Он сам взял у меня пачку из рук, которую я держал, но так ему и не протянул, жестом потребовал зажигалку. Прикурил и ответил:
— У меня тогда своя Олимпиада была, я в то время два месяца как в СИЗО отдыхал. А приговор мне объявили ровно в тот день, когда Олимпиада кончилась. Дело к вечеру, меня из суда увозить надо, а тут что-то с воронком. И пока вся эта канитель шла, мы с конвоем часа три телевизор глядели. Там еще медведя этого на шарах запустили.
У меня застучало в висках и моментально пересохло во рту. Не может быть! Он меня дурачит, по своей уголовной привычке. Не хочет говорить правду, все чего-то опасается!
— А это что??? — вдруг схватив его за руку, я показал на татуировку. — Что здесь написано?!
— Ну, так… — Он немного замялся, улыбнулся и сказал: — Это когда мне баба моя малявы стала первые слать, я ее имя и нацарапал. Да только видишь, криво получилось, решил сам колоть, а, собака, больно.
— Так ее Леной зовут, — потрясенный всем этим, почти прошептал я, — бабу твою?
Тот не стал отвечать, а лишь хитро подмигнул.
Вот оно что! Не ЛЕНЯ, а ЛЕНА! Буква «А» такая кривая, что на «Я» похожа. Все понятно. Я обознался.
Обознался. Как же я раньше не понял, что передо мной не Леня, а абсолютно незнакомый человек? Ведь неделю от него не отходил, разговоры вел. Да просто у него типичная для сироты судьба. Детдом, кражи, тюрьмы. Какая-то невероятная усталость вдруг навалилась, даже ноги еле идут.
Я уже в третий раз дошел до корпуса травмы, пиная опавшие листья, и повернул обратно. Крутились какие-то обрывки мыслей, но ничего путного в голову не лезло.
Да что же ты здесь прохлаждаешься! Ведь нужно все отменить, пока не поздно! Телефон! Мне позвонить нужно срочно! Я взглянул на часы и побежал.
И сразу столкнулся с ними. Они шли навстречу, нехорошо улыбаясь, стуча по кафелю своими тяжелыми коваными ботинками. Те же, что и тогда, в первую ночь. Завернули к лестнице и начали не спеша подниматься. Один длинный, сутулый, другой широкий, приземистый.
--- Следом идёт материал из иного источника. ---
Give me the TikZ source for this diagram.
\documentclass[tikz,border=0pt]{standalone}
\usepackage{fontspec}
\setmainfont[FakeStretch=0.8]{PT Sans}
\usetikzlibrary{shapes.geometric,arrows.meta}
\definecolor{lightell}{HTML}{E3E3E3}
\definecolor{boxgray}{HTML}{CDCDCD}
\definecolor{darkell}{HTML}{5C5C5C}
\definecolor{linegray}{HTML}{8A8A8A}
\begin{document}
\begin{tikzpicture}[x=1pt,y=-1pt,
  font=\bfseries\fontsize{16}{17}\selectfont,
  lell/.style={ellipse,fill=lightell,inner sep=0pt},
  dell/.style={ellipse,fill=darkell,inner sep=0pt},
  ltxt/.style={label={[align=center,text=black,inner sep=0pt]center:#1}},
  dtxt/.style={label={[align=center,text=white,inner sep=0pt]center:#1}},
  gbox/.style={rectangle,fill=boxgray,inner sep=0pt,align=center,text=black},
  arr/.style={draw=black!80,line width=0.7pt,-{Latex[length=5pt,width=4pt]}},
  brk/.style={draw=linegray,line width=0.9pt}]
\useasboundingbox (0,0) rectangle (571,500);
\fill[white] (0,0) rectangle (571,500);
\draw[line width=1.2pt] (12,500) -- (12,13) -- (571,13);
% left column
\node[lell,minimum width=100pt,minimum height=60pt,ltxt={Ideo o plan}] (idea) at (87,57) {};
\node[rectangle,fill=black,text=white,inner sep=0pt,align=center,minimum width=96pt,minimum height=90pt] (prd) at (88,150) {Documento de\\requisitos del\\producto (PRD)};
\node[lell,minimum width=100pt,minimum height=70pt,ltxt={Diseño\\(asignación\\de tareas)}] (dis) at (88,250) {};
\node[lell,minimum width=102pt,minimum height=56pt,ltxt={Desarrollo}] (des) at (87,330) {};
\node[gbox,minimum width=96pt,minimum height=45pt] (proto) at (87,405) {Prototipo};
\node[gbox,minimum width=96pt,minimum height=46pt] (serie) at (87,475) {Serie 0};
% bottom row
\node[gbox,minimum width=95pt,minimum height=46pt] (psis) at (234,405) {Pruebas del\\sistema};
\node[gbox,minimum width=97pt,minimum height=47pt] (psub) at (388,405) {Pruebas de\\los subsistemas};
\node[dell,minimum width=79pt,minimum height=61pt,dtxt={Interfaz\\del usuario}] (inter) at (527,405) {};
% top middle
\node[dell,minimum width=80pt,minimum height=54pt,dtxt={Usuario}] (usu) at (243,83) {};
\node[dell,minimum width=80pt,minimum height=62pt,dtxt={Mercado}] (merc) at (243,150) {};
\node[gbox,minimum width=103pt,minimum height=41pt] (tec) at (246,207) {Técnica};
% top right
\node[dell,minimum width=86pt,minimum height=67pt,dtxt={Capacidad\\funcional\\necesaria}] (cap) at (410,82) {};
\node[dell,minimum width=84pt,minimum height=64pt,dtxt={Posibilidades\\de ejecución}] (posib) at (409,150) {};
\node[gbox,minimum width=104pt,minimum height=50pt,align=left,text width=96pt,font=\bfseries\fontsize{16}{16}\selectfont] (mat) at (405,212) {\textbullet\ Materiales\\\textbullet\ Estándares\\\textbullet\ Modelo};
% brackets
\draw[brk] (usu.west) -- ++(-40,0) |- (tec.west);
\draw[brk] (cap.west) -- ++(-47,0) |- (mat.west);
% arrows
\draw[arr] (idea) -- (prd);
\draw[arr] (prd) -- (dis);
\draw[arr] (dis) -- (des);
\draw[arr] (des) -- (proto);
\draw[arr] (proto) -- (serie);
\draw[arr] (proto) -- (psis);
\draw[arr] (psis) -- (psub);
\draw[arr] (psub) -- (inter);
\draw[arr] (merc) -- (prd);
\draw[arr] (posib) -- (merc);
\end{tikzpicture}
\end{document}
Гицели вернулись.
Я стоял на пороге комнатки недалеко от кабинета УЗИ. Помещение для дежурного врача, ключ от которого передается по смене. Буду спать тут, а не в коридоре, как обычно. Сегодня Маленков разрешил Вите пользоваться своим кабинетом, как раз он там сейчас дрыхнуть должен. Комнатка была крохотной, еще удивительно, как в нее влезла кушетка, стол и два стула. Телефон стоял на дальнем конце стола. Я еле втиснулся между кушеткой и столом и схватил трубку, но гудка не услышал, только шум и треск.